TensorRT model accuracy on different GPUs

Linux distro and version: Ubuntu 16.04.5 LTS
GPU type: GTX 1080TI / Tesla V100-SXM2-16GB
nvidia driver version: 396.26 / 396.54
CUDA version: 7.0? or the one installed in the nvcr.io/nvidia/tensorrt:18.08-py3
CUDNN version: V9.0.176
Python version: 3.5.2
Tensorflow version: Built from source: r.1.11
TensorRT version: 4.0.1.6

I have been testing optimizing SSD Inception V2 with TensorRT. I have a GTX 1080Ti locally and I have ran some tests on my own datasets. I am using the same code for converting and running the model. And everything is ran inside of a Docker container. On my local PC with GTX 1080Ti has 75% maP and on the V100 it drops to 55% maP. The speed also got worse, from 0.038 on GTX 1080Ti to 0.05 on the V100. I have tried saving the converted network from my local 1080Ti and launching it on the V100, but it throws an error with customWinograd… Internet ways that the TensorRT builds the networks for specific GPU architectures and that they are not portable.

I am also converting the networks using examples from this repository: https://github.com/NVIDIA-Jetson/tf_trt_models

The code for launching the network is below:

import tensorflow.contrib.tensorrt as trt
import tensorflow as tf
import numpy as np
from tf_trt_models.detection import download_detection_model, build_detection_graph

config_path, checkpoint_path = download_detection_model(MODEL, 'data')
frozen_graph, input_names, output_names = build_detection_graph(
    config=config_path,
    checkpoint=checkpoint_path
)
trt_graph = trt.create_inference_graph(
    input_graph_def=frozen_graph,
    outputs=output_names,
    max_batch_size=8,
    minimum_segment_size=50,
    max_workspace_size_bytes=1 << 25,
    precision_mode='FP32',
    is_dynamic_op=False
)

tf_config = tf.ConfigProto()
tf_config.gpu_options.allow_growth = True

self.tf_sess = tf.Session(config=tf_config)
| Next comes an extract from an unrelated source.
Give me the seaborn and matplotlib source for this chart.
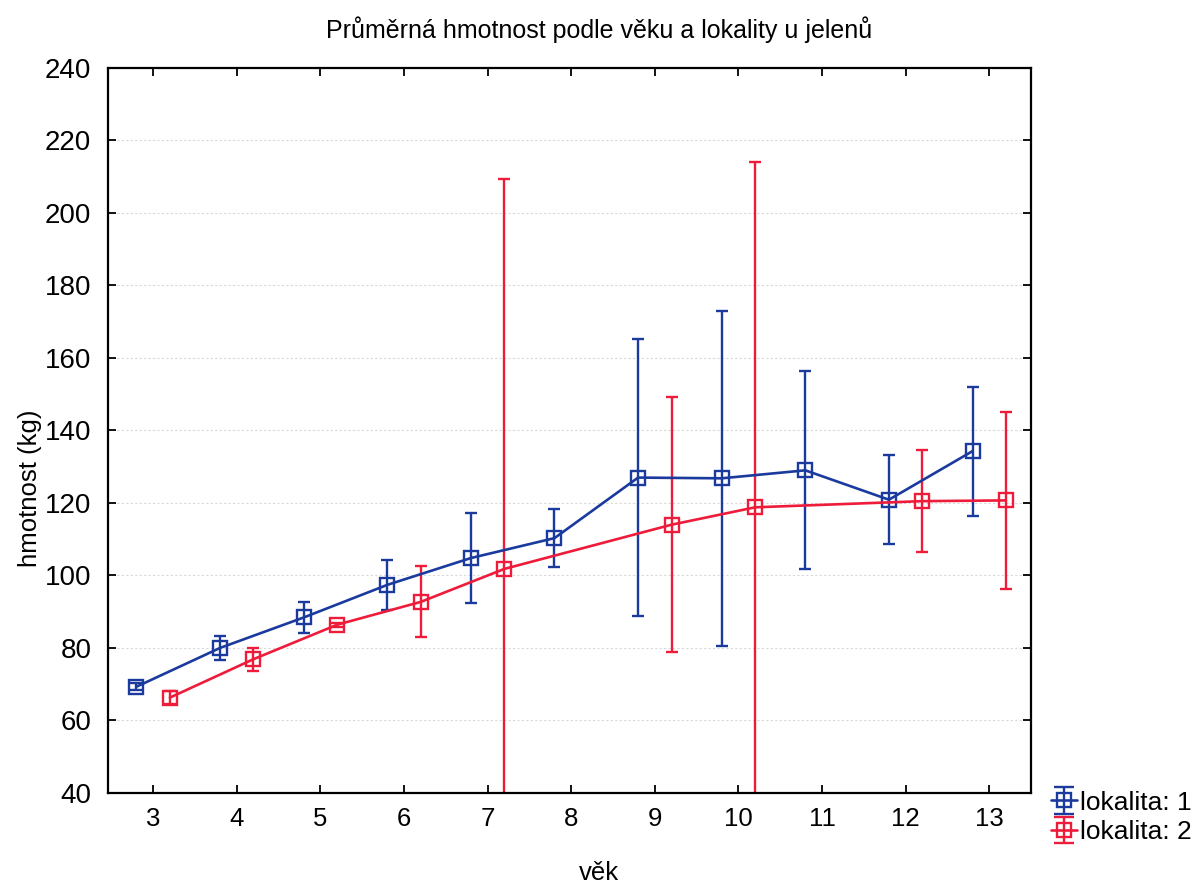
import numpy as np
import pandas as pd
import matplotlib
matplotlib.use("Agg")
import matplotlib.pyplot as plt
import seaborn as sns

# ---- data ----
ages = [3, 4, 5, 6, 7, 8, 9, 10, 11, 12, 13]
mean_lok1 = [69.3, 80.0, 88.4, 97.4, 104.8, 110.3, 127.0, 126.8, 129.0, 120.9, 134.3]
err_lok1 = [1.0, 3.2, 4.3, 6.8, 12.5, 8.0, 38.2, 46.2, 27.3, 12.2, 17.8]
mean_lok2 = [66.3, 76.9, 86.4, 92.7, 101.8, np.nan, 114.0, 118.8, np.nan, 120.5, 120.7]
err_lok2 = [1.7, 3.2, 0.5, 9.8, 107.6, np.nan, 35.2, 95.2, np.nan, 14.0, 24.5]
series_names = ["lokalita: 1", "lokalita: 2"]
colors = ["#1a3a9e", "#ee1c3a"]
yticks = [40, 60, 80, 100, 120, 140, 160, 180, 200, 220, 240]

sns.set_theme(style="white")
plt.rcParams["font.family"] = ["Liberation Sans", "DejaVu Sans"]
plt.rcParams["text.color"] = "black"
plt.rcParams["axes.labelcolor"] = "black"
plt.rcParams["xtick.color"] = "black"
plt.rcParams["ytick.color"] = "black"

fig = plt.figure(figsize=(11.92, 8.83), dpi=100)
ax = fig.add_axes([0.0906, 0.102, 0.7744, 0.821])

offsets = [-0.2, 0.2]
handles = []
for name, means, errs, col, off in zip(series_names, [mean_lok1, mean_lok2],
                                       [err_lok1, err_lok2], colors, offsets):
    df = pd.DataFrame({"x": np.array(ages) + off, "y": means, "e": errs}).dropna()
    sns.lineplot(data=df, x="x", y="y", ax=ax, color=col, lw=1.9, marker="s",
                 markersize=10, markerfacecolor="none", markeredgecolor=col,
                 markeredgewidth=1.7, legend=False, sort=True, zorder=3)
    ax.errorbar(df["x"], df["y"], yerr=df["e"], fmt="none", ecolor=col,
                elinewidth=1.7, capsize=4.5, capthick=1.7, zorder=2)
    h = ax.errorbar([np.nan], [np.nan], yerr=[1], fmt="s-", color=col, lw=1.9,
                    ms=10, mfc="none", mec=col, mew=1.7, elinewidth=1.7,
                    capsize=7, capthick=1.7, label=name)
    handles.append(h)

ax.set_xlim(2.46, 13.5)
ax.set_ylim(40, 240)
ax.set_xticks(ages)
ax.set_xticklabels([str(a) for a in ages], fontsize=18.5)
ax.set_yticks(yticks)
ax.set_yticklabels([str(v) for v in yticks], fontsize=20)
ax.yaxis.grid(True, color="#d8d8d8", linestyle=(0, (2, 2)), lw=0.8)
ax.xaxis.grid(False)
ax.tick_params(axis="both", direction="in", length=6, width=1.3, color="black",
               top=True, right=True, bottom=True, left=True, pad=10)
ax.tick_params(axis="y", pad=12)
for s in ax.spines.values():
    s.set_color("black")
    s.set_linewidth(1.6)

ax.set_xlabel("věk", fontsize=18.5, labelpad=22)
ax.xaxis.set_label_coords(0.532, -0.094)
ax.set_ylabel("hmotnost (kg)", fontsize=18.5, labelpad=12)
ax.yaxis.set_label_coords(-0.072, 0.42)
fig.text(0.503, 0.966, "Průměrná hmotnost podle věku a lokality u jelenů",
         fontsize=18, ha="center", va="center", color="black")

ax.legend(handles=handles, labels=series_names, loc="lower left",
          bbox_to_anchor=(1.01, -0.085), frameon=False, fontsize=19,
          handlelength=1.0, handletextpad=0.1, borderaxespad=0, labelspacing=0.2)

fig.savefig("out.png", dpi=100)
tf.import_graph_def(trt_graph, name='')

self.tf_input = self.tf_sess.graph.get_tensor_by_name(input_names[0] + ':0')
self.tf_scores = self.tf_sess.graph.get_tensor_by_name('scores:0')
self.tf_boxes = self.tf_sess.graph.get_tensor_by_name('boxes:0')
self.tf_classes = self.tf_sess.graph.get_tensor_by_name('classes:0')

scores, boxes, classes = self.tf_sess.run([self.tf_scores, self.tf_boxes, self.tf_classes], feed_dict={
            self.tf_input: frames
})

Any updates on this?

we are reviewing and will keep you updated. You mentioned everything is containerized, can you provide a simple repro? with maybe a small subset of your dataset that demonstrates the accuracy change and performance change?

thanks

Hello,

we are NOT aware of perf regression on V100 compared to GTX 1080Ti. Would really like to see a simple repro that demonstrates the accuracy change and performance change.